## RECORD EXCERPTS
+ + +
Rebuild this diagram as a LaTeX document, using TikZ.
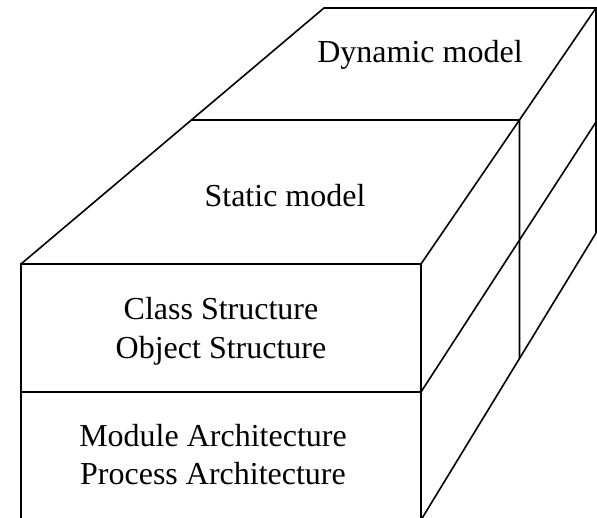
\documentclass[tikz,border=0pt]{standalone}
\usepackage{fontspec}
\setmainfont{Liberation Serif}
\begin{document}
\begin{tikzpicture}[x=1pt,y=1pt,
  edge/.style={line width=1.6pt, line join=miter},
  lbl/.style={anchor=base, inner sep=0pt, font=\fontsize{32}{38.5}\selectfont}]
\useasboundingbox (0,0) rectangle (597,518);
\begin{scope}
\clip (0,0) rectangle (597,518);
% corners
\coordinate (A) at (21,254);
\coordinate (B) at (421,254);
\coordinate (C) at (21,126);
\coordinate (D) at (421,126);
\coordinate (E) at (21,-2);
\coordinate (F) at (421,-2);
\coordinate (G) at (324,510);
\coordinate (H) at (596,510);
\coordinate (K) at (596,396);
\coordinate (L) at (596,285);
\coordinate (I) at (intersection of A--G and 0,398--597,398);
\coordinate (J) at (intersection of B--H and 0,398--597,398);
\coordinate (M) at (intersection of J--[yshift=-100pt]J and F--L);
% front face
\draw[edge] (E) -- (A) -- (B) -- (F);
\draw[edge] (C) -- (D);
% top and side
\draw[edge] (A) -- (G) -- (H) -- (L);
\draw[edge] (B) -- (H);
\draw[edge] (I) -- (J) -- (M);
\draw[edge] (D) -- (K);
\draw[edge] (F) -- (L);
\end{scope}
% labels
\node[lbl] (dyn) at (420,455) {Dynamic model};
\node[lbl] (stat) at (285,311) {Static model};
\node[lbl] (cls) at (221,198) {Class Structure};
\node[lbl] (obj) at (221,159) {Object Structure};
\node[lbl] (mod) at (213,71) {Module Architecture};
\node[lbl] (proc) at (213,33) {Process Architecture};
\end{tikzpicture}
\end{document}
+ + +
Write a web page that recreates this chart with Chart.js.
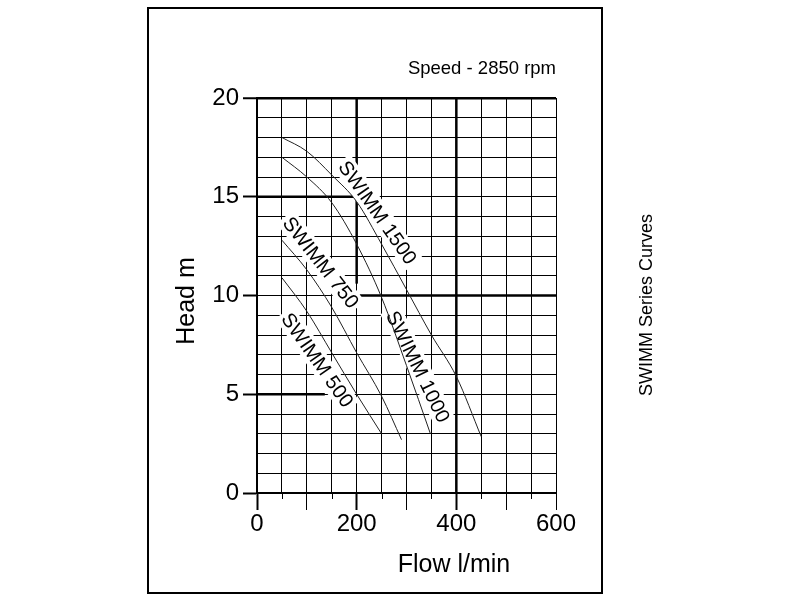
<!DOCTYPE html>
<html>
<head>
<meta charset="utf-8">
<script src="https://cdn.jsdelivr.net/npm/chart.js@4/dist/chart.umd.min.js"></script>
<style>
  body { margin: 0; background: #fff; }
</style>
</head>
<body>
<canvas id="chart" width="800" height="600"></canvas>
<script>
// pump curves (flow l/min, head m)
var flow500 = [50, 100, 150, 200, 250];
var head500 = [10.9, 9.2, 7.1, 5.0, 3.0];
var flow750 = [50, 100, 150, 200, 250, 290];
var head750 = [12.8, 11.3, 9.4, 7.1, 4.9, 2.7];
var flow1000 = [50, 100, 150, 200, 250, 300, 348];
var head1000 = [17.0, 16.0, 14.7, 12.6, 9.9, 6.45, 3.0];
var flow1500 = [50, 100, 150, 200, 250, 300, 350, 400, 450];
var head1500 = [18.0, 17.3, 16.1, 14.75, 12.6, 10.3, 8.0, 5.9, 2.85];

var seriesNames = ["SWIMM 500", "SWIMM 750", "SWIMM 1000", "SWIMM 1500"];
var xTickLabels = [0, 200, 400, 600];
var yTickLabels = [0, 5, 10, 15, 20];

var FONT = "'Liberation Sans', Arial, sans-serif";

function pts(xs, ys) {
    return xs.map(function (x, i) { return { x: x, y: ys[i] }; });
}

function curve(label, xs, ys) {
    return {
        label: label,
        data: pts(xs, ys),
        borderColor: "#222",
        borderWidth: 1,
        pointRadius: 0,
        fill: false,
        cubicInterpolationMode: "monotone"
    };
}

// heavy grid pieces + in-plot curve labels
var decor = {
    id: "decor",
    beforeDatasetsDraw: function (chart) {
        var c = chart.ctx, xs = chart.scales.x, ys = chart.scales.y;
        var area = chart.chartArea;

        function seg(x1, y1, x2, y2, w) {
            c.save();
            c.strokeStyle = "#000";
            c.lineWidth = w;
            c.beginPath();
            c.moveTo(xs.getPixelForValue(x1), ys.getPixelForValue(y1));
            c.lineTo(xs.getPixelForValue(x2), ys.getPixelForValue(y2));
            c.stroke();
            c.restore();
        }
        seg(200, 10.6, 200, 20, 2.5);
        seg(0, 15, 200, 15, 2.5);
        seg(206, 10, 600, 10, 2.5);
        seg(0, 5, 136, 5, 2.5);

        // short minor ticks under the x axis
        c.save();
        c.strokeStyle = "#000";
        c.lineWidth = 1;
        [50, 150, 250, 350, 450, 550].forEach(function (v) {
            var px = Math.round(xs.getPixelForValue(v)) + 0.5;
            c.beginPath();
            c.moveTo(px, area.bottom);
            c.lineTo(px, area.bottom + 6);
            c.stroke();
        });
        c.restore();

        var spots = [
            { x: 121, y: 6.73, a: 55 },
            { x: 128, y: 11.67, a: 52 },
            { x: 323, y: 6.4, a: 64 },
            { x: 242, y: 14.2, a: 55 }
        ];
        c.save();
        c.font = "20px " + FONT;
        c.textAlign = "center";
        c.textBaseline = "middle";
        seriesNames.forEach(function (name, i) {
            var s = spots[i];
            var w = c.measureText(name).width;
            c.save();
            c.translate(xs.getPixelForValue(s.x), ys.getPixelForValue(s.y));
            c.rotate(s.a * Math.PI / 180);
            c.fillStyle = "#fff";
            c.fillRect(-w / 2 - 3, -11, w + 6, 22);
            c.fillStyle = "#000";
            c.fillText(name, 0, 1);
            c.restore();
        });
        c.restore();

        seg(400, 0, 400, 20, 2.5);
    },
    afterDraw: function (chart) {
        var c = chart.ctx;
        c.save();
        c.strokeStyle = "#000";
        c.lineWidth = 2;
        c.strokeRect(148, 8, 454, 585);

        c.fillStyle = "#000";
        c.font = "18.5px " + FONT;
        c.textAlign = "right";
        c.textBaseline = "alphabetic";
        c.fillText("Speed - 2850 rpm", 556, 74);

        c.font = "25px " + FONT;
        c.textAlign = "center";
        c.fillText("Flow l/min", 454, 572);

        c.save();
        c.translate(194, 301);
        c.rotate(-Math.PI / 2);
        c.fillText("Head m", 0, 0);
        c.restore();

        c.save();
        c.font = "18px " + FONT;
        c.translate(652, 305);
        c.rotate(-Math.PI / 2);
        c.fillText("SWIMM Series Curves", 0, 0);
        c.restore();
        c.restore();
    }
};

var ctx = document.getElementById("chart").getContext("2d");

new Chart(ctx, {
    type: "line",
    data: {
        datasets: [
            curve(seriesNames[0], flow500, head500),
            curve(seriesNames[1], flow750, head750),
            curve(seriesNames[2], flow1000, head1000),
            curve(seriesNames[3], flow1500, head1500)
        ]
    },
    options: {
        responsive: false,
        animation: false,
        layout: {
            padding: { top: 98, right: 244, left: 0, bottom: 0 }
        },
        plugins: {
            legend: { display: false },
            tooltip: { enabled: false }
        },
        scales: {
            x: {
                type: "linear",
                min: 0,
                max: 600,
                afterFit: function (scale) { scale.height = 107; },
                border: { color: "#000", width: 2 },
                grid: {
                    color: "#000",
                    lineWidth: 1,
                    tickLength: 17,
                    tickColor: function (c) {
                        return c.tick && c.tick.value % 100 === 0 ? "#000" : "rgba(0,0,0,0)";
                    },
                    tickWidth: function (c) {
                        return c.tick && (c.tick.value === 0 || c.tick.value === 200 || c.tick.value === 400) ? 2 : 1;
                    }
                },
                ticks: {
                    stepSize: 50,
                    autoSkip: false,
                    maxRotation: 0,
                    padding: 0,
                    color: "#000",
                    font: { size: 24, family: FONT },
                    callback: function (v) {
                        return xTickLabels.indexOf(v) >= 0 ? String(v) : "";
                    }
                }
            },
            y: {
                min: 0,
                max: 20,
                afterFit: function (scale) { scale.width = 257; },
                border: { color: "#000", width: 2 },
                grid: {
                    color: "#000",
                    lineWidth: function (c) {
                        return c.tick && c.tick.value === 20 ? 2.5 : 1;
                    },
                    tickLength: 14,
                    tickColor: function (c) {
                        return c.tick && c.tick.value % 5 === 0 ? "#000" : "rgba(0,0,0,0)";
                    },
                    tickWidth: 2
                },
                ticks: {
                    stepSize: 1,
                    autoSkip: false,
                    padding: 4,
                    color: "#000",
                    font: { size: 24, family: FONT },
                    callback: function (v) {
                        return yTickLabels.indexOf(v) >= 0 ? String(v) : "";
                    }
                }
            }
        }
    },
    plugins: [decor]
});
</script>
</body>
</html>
+ + +
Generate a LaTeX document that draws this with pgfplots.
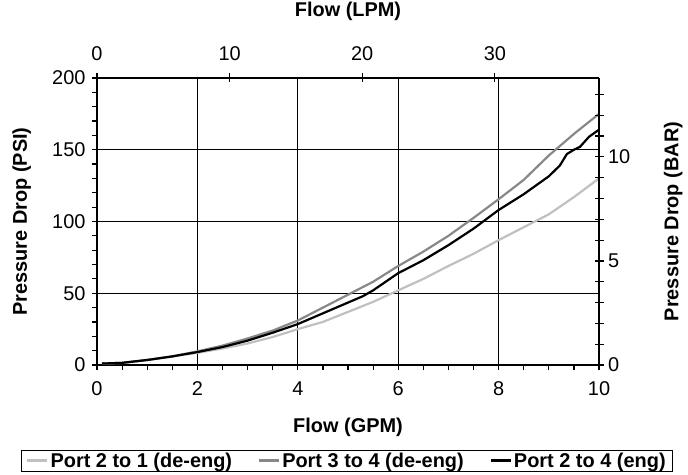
+ + +
## STATED GOAL
Which lines contain the word "that"? Copy each of them.

## RESPONSE TO THE TASK
Write a web page that recreates this chart with Chart.js.
Generate a LaTeX document that draws this with pgfplots.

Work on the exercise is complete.